The estate diversification imperative has also enabled him to realise some of his other interests, in that he established an airfield, golf course, and his great passion, the Audley End Railway established in 1963-64. It now boasts ten locomotives and 42,000 passengers per annum, and is one of the great success stories of the British miniature railway movement. His Lordship is frequently to be found appropriately be-capped and be-dungareed on one of his footplates steaming through the Audley End countryside!

A third strand of his post-military career lies in local government where he was a member of Saffron Walden RDC (1959-69) and Essex County Council (1969-72), and also in business where was a Director of the Essex and Suffolk Insurance Company until it merged with the Guardian Royal Exchange.
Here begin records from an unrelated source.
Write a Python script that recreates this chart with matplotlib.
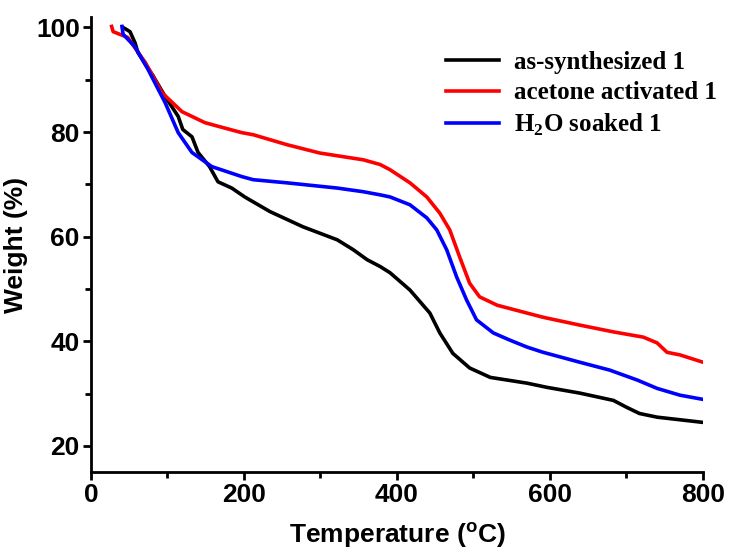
import matplotlib
matplotlib.use('Agg')
import matplotlib.pyplot as plt
from matplotlib.ticker import MultipleLocator

# TGA curves
t_synth = [42, 51, 57.5, 61.4, 81, 97, 114, 120, 132, 140, 155, 166, 184, 201, 234, 277,
           322, 343, 361, 378, 391, 417, 443, 456, 473, 495, 522, 570, 596, 639, 683,
           700, 717, 740, 800]
w_synth = [100, 99.2, 97.1, 95.2, 90.8, 86.8, 83.0, 80.5, 79.1, 76.1, 73.4, 70.5, 69.3, 67.6, 64.8, 61.9,
           59.4, 57.5, 55.6, 54.3, 53.1, 49.8, 45.4, 41.6, 37.7, 34.9, 33.1, 32.0, 31.2, 30.1, 28.7,
           27.4, 26.2, 25.5, 24.5]

t_acetone = [27, 29, 48, 71, 93, 119, 149, 169, 197, 212, 256, 299, 356, 378, 391, 417,
             439, 456, 469, 482, 495, 508, 531, 570, 591, 639, 683, 722, 740, 753, 770, 800]
w_acetone = [100.2, 99.2, 98.1, 93.3, 87.5, 83.9, 81.8, 81.0, 79.9, 79.5, 77.6, 76.0, 74.7, 73.8, 72.8, 70.3,
             67.6, 64.5, 61.3, 56.1, 51.1, 48.5, 46.9, 45.4, 44.6, 43.1, 41.8, 40.8, 39.7, 37.9, 37.4, 36.0]

t_water = [40.5, 42, 57, 74.5, 97, 114, 132, 158, 197, 212, 256, 322, 356, 378, 391, 417,
           439, 452, 465, 478, 491, 504, 526, 548, 570, 591, 639, 678, 714, 740, 770, 800]
w_water = [100.2, 98.7, 96.4, 92.0, 85.6, 79.9, 76.1, 73.4, 71.5, 70.9, 70.3, 69.3, 68.6, 68.0, 67.6, 66.1,
           63.6, 61.3, 57.5, 52.3, 47.9, 44.1, 41.6, 40.2, 38.9, 37.9, 36.0, 34.5, 32.6, 31.0, 29.7, 28.9]

plt.rcParams['font.family'] = 'Liberation Sans'
plt.rcParams['font.weight'] = 'bold'
plt.rcParams['mathtext.fontset'] = 'custom'
plt.rcParams['mathtext.rm'] = 'Liberation Sans:bold'
plt.rcParams['mathtext.it'] = 'Liberation Sans:bold'
plt.rcParams['mathtext.bf'] = 'Liberation Serif:bold'  # used for the legend subscript

fig = plt.figure(figsize=(7.29, 5.6), dpi=100)
ax = fig.add_axes([0.1248, 0.157, 0.8395, 0.8126])

lw = 2.6
ax.plot(t_synth, w_synth, color='black', lw=lw, solid_joinstyle='round', label='as-synthesized 1')
ax.plot(t_acetone, w_acetone, color='red', lw=lw, solid_joinstyle='round', label='acetone activated 1')
ax.plot(t_water, w_water, color='blue', lw=lw, solid_joinstyle='round', label='H$_\\mathbf{2}$O soaked 1')

ax.set_xlim(0, 800)
ax.set_ylim(15, 102)
ax.spines['top'].set_visible(False)
ax.spines['right'].set_visible(False)
for s in ['left', 'bottom']:
    ax.spines[s].set_linewidth(2)

ax.xaxis.set_major_locator(MultipleLocator(200))
ax.xaxis.set_minor_locator(MultipleLocator(100))
ax.yaxis.set_major_locator(MultipleLocator(20))
ax.yaxis.set_minor_locator(MultipleLocator(10))
ax.set_yticks([20, 40, 60, 80, 100])
ax.tick_params(which='major', direction='out', length=6, width=2, labelsize=19, pad=2)
ax.tick_params(which='minor', direction='out', length=4, width=2)

ax.set_xlabel('Temperature ($^\\mathrm{o}$C)', fontsize=19, fontweight='bold', labelpad=10)
ax.set_ylabel('Weight (%)', fontsize=19, fontweight='bold', labelpad=6)

leg = ax.legend(loc='upper right', bbox_to_anchor=(1.059, 0.975), frameon=False,
                prop={'family': 'Liberation Serif', 'weight': 'bold', 'size': 18},
                handlelength=2.1, handletextpad=0.6, labelspacing=0.3)

fig.savefig('out.png', dpi=100)
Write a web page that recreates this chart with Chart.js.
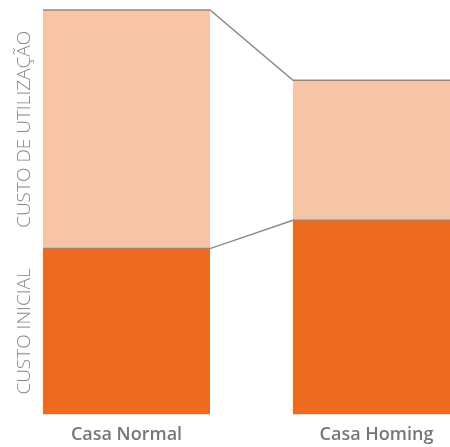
<!DOCTYPE html>
<html>
<head>
<meta charset="utf-8">
<script src="https://cdn.jsdelivr.net/npm/chart.js@4.4.1/dist/chart.umd.min.js"></script>
<style>
  html, body { margin: 0; padding: 0; background: #fff; }
  #wrap { width: 450px; height: 447px; overflow: hidden; }
  canvas { display: block; }
</style>
</head>
<body>
<div id="wrap"><canvas id="chart-costs" width="502" height="448"></canvas></div>
<script>
// chart data
var categories = ["Casa Normal", "Casa Homing"];
var initialCost = [41, 48];
var usageCost = [59, 34.6];
var segmentLabels = ["CUSTO INICIAL", "CUSTO DE UTILIZAÇÃO"];

// connector lines along the top of each stack level + side labels
var connectors = {
    id: "connectors",
    afterDatasetsDraw: function (chart) {
        var ctx = chart.ctx;
        ctx.save();
        ctx.strokeStyle = "#8a8a8a";
        ctx.lineWidth = 1.5;
        chart.data.datasets.forEach(function (ds, d) {
            var bars = chart.getDatasetMeta(d).data;
            ctx.beginPath();
            bars.forEach(function (bar, i) {
                var left = bar.x - bar.width / 2;
                var right = bar.x + bar.width / 2;
                if (i === 0) ctx.moveTo(left, bar.y);
                else ctx.lineTo(left, bar.y);
                ctx.lineTo(right, bar.y);
            });
            ctx.stroke();
        });

        // rotated segment labels, centred on the first stack
        var y = chart.scales.y;
        var mids = [initialCost[0] / 2, initialCost[0] + usageCost[0] / 2];
        ctx.fillStyle = "#858585";
        ctx.font = "300 19px 'Open Sans'";
        ctx.textAlign = "center";
        ctx.textBaseline = "middle";
        mids.forEach(function (v, i) {
            ctx.save();
            ctx.translate(25, y.getPixelForValue(v));
            ctx.rotate(-Math.PI / 2);
            ctx.fillText(segmentLabels[i], 0, 0);
            ctx.restore();
        });
        ctx.restore();
    }
};

var ctx1 = document.getElementById("chart-costs").getContext("2d");

new Chart(ctx1, {
    type: "bar",
    data: {
        labels: categories,
        datasets: [{
            label: segmentLabels[0],
            data: initialCost,
            backgroundColor: "#ec6b1f",
            borderWidth: 0,
            categoryPercentage: 1,
            barPercentage: 0.668
        }, {
            label: segmentLabels[1],
            data: usageCost,
            backgroundColor: "#f6c4a6",
            borderWidth: 0,
            categoryPercentage: 1,
            barPercentage: 0.668
        }]
    },
    options: {
        responsive: false,
        animation: false,
        layout: {
            padding: { left: 1.5, right: 0.5, top: 10, bottom: 0 }
        },
        plugins: {
            legend: { display: false },
            tooltip: { enabled: false }
        },
        scales: {
            x: {
                stacked: true,
                grid: { display: false },
                border: { display: false },
                ticks: {
                    color: "#777777",
                    padding: 2,
                    font: { size: 18, family: "Open Sans", weight: 600 }
                }
            },
            y: {
                stacked: true,
                display: false,
                min: 0,
                max: 100
            }
        }
    },
    plugins: [connectors]
});
</script>
</body>
</html>
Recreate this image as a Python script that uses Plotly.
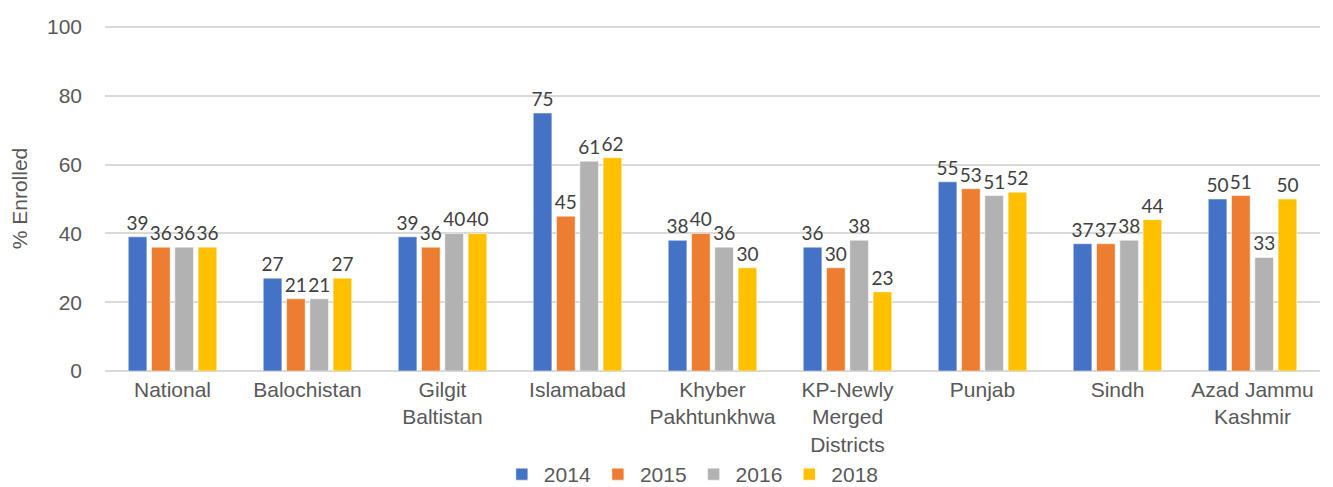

However, he is probably best known for his most distinguished tenure of the post of Lord Lieutenant of Essex since 1992, and in many ways this offered him the opportunity of utilising his many gifts and competencies to the full. Lord Lieutenancies were first established by Henry VIII initially to keep law and order within the various counties. Over time, the position has evolved to embrace strong ceremonial links with the Monarchy and Royal Family; with the Territorial Army and Magistracy; and myriad activities in the civic and social domains, which include fund-raising activities for charities; encouraging voluntary bodies to sustain and develop their essential contributions to civic science, social life and the especially needy. In all these domains, Lord Braybrooke comes over to those who meet him both as an initiator, and facilitator; a man of great genuine warmth and compassion; and one who is nonetheless still faithful to the dignity of his office.

For all these reasons, Vice Chancellor, we are grateful to Lord Braybrooke for his many distinguished contributions to the life of Essex, and I therefore invite you to confer the Honorary Degree of Doctor of the University on Lord Braybrooke."